Monitor spreads continuously.
Cancel or adjust orders dynamically based on execution feedback.

Python or Alpaca APIs can implement automated execution:

if buy_signal.iloc[-1]:
    api.submit_order(symbol='SPY', qty=50, side='buy', type='market', time_in_force='gtc')
if sell_signal.iloc[-1]:
    api.submit_order(symbol='SPY', qty=50, side='sell', type='market', time_in_force='gtc')

6. Performance Monitoring

Track arbitrage performance continuously:

Compare profits against expected spreads.
Monitor execution speed and slippage.
Adjust thresholds dynamically based on market volatility.

Adjusted\ Profit = Profit - Slippage - Transaction\ Costs

Example: Statistical Arbitrage on U.S. Equities

Select two correlated stocks, e.g., Coca-Cola (KO) and PepsiCo (PEP).
Calculate beta from historical regression: $KO_t = \alpha + \beta PEP_t + \epsilon_t$
Compute spread: $Spread_t = KO_t - \beta PEP_t$
Generate signals when spread exceeds 2 standard deviations.
Execute trades: Long underpriced stock, short overpriced stock.
Monitor and close positions as spread returns to mean.

Python pseudocode:

spread = ko_prices - beta * pep_prices
z_score = (spread - spread.mean()) / spread.std()
buy_signal = z_score < -2
sell_signal = z_score > 2

Risk and Regulatory Considerations

Arbitrage algorithmic trading is generally low-risk but not risk-free:

Market Risk: Spreads may widen further before converging.
Execution Risk: Latency or partial fills can reduce profits.
Regulatory Compliance: SEC, FINRA, and CFTC guidelines must be followed.

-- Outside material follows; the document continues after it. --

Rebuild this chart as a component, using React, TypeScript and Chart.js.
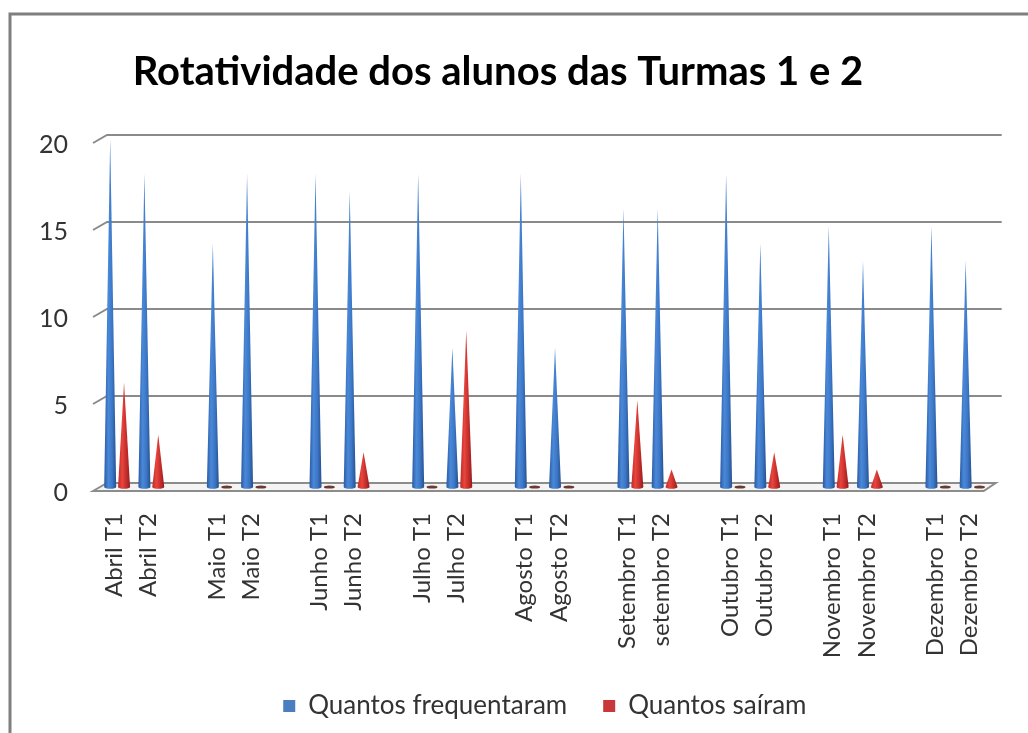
import React, { useEffect, useRef } from "react";
import { Chart, registerables } from "chart.js";

Chart.register(...registerables);

const categories = [
  "Abril T1", "Abril T2", "",
  "Maio T1", "Maio T2", "",
  "Junho T1", "Junho T2", "",
  "Julho T1", "Julho T2", "",
  "Agosto T1", "Agosto T2", "",
  "Setembro T1", "setembro T2", "",
  "Outubro T1", "Outubro T2", "",
  "Novembro T1", "Novembro T2", "",
  "Dezembro T1", "Dezembro T2",
];

const frequentaram = [
  20, 18, null,
  14, 18, null,
  18, 17, null,
  18, 8, null,
  18, 8, null,
  16, 16, null,
  18, 14, null,
  15, 13, null,
  15, 13,
];

const sairam = [
  6, 3, null,
  0, 0, null,
  0, 2, null,
  0, 9, null,
  0, 0, null,
  5, 1, null,
  0, 2, null,
  3, 1, null,
  0, 0,
];

const yTicks = [0, 5, 10, 15, 20];

const FONT = "Lato, 'Open Sans', sans-serif";

const conePlugin = {
  id: "cones",
  beforeDraw(chart: any) {
    const ctx = chart.ctx;
    ctx.save();
    ctx.fillStyle = "#ffffff";
    ctx.fillRect(0, 0, chart.width, chart.height);
    ctx.strokeStyle = "#7f7f7f";
    ctx.lineWidth = 3;
    ctx.beginPath();
    ctx.moveTo(10, chart.height);
    ctx.lineTo(10, 14);
    ctx.lineTo(chart.width, 14);
    ctx.stroke();
    ctx.restore();
  },
  beforeDatasetsDraw(chart: any) {
    const ctx = chart.ctx;
    const ys = chart.scales.y;
    const { left, right } = chart.chartArea;
    ctx.save();
    // floor
    const y0 = ys.getPixelForValue(0);
    ctx.beginPath();
    ctx.moveTo(left - 7, y0 + 4);
    ctx.lineTo(left + 7, y0 - 4);
    ctx.lineTo(right + 6, y0 - 4);
    ctx.lineTo(right - 6, y0 + 4);
    ctx.closePath();
    ctx.fillStyle = "#f4f4f4";
    ctx.fill();
    ctx.strokeStyle = "#8c8c8c";
    ctx.lineWidth = 2;
    ctx.stroke();
    // back wall gridlines
    yTicks.forEach((v) => {
      if (v === 0) return;
      const y = ys.getPixelForValue(v);
      ctx.beginPath();
      ctx.moveTo(left - 7, y + 4);
      ctx.lineTo(left + 7, y - 4);
      ctx.lineTo(right + 12, y - 4);
      ctx.strokeStyle = "#8a8a8a";
      ctx.lineWidth = 2;
      ctx.stroke();
    });
    ctx.restore();
  },
  beforeDatasetDraw() {
    return false;
  },
  afterDatasetsDraw(chart: any) {
    const ctx = chart.ctx;
    const palettes = [
      ["#2a5aa3", "#4a88d8", "#3d78c8", "#26508f"],
      ["#c02a28", "#e8453d", "#c8302c", "#951b1c"],
    ];
    const zeroColors = ["#2c4f80", "#6b3a30"];
    ctx.save();
    chart.data.datasets.forEach((ds: any, di: number) => {
      const meta = chart.getDatasetMeta(di);
      meta.data.forEach((el: any, i: number) => {
        const v = ds.data[i];
        if (v === null || v === undefined) return;
        const x = el.x;
        const base = el.base;
        const w = 12;
        if (v === 0) {
          ctx.beginPath();
          ctx.ellipse(x, base, 5.5, 1.6, 0, 0, Math.PI * 2);
          ctx.fillStyle = zeroColors[di];
          ctx.fill();
          return;
        }
        const top = el.y;
        const p = palettes[di];
        const g = ctx.createLinearGradient(x - w / 2, 0, x + w / 2, 0);
        g.addColorStop(0, p[0]);
        g.addColorStop(0.35, p[1]);
        g.addColorStop(0.65, p[2]);
        g.addColorStop(1, p[3]);
        ctx.beginPath();
        ctx.moveTo(x - w / 2, base);
        ctx.lineTo(x, top);
        ctx.lineTo(x + w / 2, base);
        ctx.ellipse(x, base, w / 2, 1.8, 0, 0, Math.PI);
        ctx.closePath();
        ctx.fillStyle = g;
        ctx.fill();
      });
    });
    ctx.restore();
  },
};

export default function App() {
  const ref = useRef<HTMLCanvasElement | null>(null);
  useEffect(() => {
    if (!ref.current) return;
    const chart = new Chart(ref.current, {
      type: "bar",
      data: {
        labels: categories,
        datasets: [
          {
            label: "Quantos frequentaram",
            data: frequentaram,
            backgroundColor: "#4a7ebf",
            borderWidth: 0,
            categoryPercentage: 0.81,
            barPercentage: 1,
          },
          {
            label: "Quantos saíram",
            data: sairam,
            backgroundColor: "#c8373a",
            borderWidth: 0,
            categoryPercentage: 0.81,
            barPercentage: 1,
          },
        ],
      },
      options: {
        responsive: false,
        animation: false,
        layout: { padding: { left: 0, right: 32, top: 0, bottom: 4 } },
        plugins: {
          title: {
            display: true,
            text: "Rotatividade dos alunos das Turmas 1 e 2",
            color: "#000000",
            font: { family: FONT, size: 40, weight: "bold" },
            padding: { top: 48, bottom: 43 },
          },
          legend: {
            display: true,
            position: "bottom",
            fullSize: false,
            labels: {
              color: "#333333",
              font: { family: FONT, size: 26 },
              boxWidth: 12,
              boxHeight: 12,
              padding: 36,
            },
          },
          tooltip: { enabled: false },
        },
        scales: {
          x: {
            grid: { display: false, drawTicks: false },
            border: { display: false },
            ticks: {
              autoSkip: false,
              maxRotation: 90,
              minRotation: 90,
              padding: 26,
              labelOffset: -3,
              color: "#333333",
              font: { family: FONT, size: 24 },
            },
            afterFit: (scale: any) => {
              scale.height = 170;
            },
          },
          y: {
            min: 0,
            max: 20,
            grid: { display: false, drawTicks: false },
            border: { display: false },
            ticks: {
              stepSize: 5,
              padding: 32,
              labelOffset: 6,
              color: "#333333",
              font: { family: FONT, size: 25 },
            },
            afterFit: (scale: any) => {
              scale.width = 100;
            },
          },
        },
      },
      plugins: [conePlugin],
    });
    return () => chart.destroy();
  }, []);
  return (
    <div style={{ position: "fixed", left: 0, top: 0, width: 1028, height: 733 }}>
      <canvas ref={ref} width={1028} height={733} />
    </div>
  );
}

Simulated environments help validate arbitrage strategies before live deployment.

Conclusion

Arbitrage algorithmic trading allows U.S. investors to exploit temporary price inefficiencies across markets and instruments. Strategies such as spatial, statistical, triangular, and merger arbitrage require speed, accuracy, and disciplined risk management. Python, MATLAB, Alpaca, and NinjaTrader provide tools to automate data collection, signal generation, and trade execution. With careful backtesting, continuous monitoring, and proper compliance, arbitrage trading can consistently generate incremental profits and enhance portfolio performance.